Waldbaum’s Closure Has Residents Concerned
/By Carl Corry
ccorry@longislandergroup.com
Residents of the Paumanack Village affordable senior-housing development in Greenlawn are scrambling to figure out how they will do their grocery shopping once the Waldbaum’s supermarket that the development clusters around closes later this month.
Mary D’Agostino, Paumanack Village’s service coordinator, said there has been a lot of conflicting information about what will replace Waldbaum’s, whose parent company, Great Atlantic & Pacific Tea Co., filed for chapter 11 bankruptcy.
A federal bankruptcy judge approved the sale of the Waldbaum’s in Greenlawn Plaza to Shanghai Enterprises for $3.26 million last month, and the store is tentatively set to close on Nov. 22. The pharmacy has already closed, with the nearest CVS picking up its business.
The closure will leave the 500 residents of Paumanack Village, whose average age is 78, according to D’Agostino, with no walkable grocery location.
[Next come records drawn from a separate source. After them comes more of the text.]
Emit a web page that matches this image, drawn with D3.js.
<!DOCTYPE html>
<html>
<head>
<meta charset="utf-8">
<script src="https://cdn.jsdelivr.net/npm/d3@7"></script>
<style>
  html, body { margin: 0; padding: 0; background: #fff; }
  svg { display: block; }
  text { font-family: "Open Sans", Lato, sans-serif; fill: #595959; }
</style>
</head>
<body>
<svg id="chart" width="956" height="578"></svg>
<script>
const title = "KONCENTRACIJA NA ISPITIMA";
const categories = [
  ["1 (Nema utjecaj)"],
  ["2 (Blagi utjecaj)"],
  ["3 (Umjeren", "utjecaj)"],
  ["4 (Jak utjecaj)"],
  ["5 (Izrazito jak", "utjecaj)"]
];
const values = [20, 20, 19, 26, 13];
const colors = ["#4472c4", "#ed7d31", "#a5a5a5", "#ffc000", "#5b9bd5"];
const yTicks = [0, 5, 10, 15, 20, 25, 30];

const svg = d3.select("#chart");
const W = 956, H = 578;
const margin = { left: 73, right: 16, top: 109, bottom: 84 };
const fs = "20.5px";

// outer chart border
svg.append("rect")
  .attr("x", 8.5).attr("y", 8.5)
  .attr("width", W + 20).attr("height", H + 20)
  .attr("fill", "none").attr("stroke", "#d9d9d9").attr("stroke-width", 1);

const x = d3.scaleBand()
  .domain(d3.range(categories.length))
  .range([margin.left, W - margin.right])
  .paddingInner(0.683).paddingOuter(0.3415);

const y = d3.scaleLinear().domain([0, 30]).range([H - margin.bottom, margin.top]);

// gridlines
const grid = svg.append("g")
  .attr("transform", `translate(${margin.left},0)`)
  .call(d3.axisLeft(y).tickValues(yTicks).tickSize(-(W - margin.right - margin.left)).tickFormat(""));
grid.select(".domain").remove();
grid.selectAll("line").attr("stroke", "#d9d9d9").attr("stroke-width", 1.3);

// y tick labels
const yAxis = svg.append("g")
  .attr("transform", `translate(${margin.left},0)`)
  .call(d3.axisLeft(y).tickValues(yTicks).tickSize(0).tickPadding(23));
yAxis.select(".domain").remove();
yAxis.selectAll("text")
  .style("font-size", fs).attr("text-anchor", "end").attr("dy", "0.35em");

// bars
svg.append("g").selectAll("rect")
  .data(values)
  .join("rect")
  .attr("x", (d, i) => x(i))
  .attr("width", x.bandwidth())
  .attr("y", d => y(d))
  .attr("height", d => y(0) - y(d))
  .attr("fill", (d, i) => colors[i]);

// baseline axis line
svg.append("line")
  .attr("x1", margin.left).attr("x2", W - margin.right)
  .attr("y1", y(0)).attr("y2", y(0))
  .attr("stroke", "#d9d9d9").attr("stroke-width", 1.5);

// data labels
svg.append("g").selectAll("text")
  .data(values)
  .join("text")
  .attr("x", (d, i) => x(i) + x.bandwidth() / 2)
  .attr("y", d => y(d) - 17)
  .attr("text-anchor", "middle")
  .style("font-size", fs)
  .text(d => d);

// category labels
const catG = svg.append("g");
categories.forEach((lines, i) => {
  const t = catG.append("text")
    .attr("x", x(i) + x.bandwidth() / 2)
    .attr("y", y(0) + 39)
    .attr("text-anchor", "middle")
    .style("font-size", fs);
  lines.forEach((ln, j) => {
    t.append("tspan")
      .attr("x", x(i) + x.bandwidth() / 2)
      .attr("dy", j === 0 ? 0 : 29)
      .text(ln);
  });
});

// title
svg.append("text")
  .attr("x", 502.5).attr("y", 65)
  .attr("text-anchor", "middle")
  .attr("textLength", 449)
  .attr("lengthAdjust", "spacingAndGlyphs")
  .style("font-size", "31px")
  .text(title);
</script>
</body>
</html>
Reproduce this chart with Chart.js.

Paumanack Village has walking paths connected to Greenlawn Plaza.
A call to a Shanghai Enterprises representative was not immediately returned, but company representatives have said they do not intend to operate a supermarket, according to Mineola-based United Food and Commercial Workers Local 338, which represents Waldbaum’s workers.
However, D’Agostino said she spoke with a Shanghai Enterprises official, who told her nothing had been decided.
A Greenlawn Civic Association meeting Tuesday attended by about 50 people centered on the issue, with local officials and community groups discussing ways to conveniently get groceries to residents around the Waldbaum’s area.
Civic association President Darryl St. George said ideas ranged from providing delivery service to a farmer’s market at Paumanack Village.
Meanwhile, said Huntington Councilman Mark Cuthbertson, who attended the meeting, “We’re trying to urge the owner of the shopping center and whoever gets the lease to put a grocery store there.”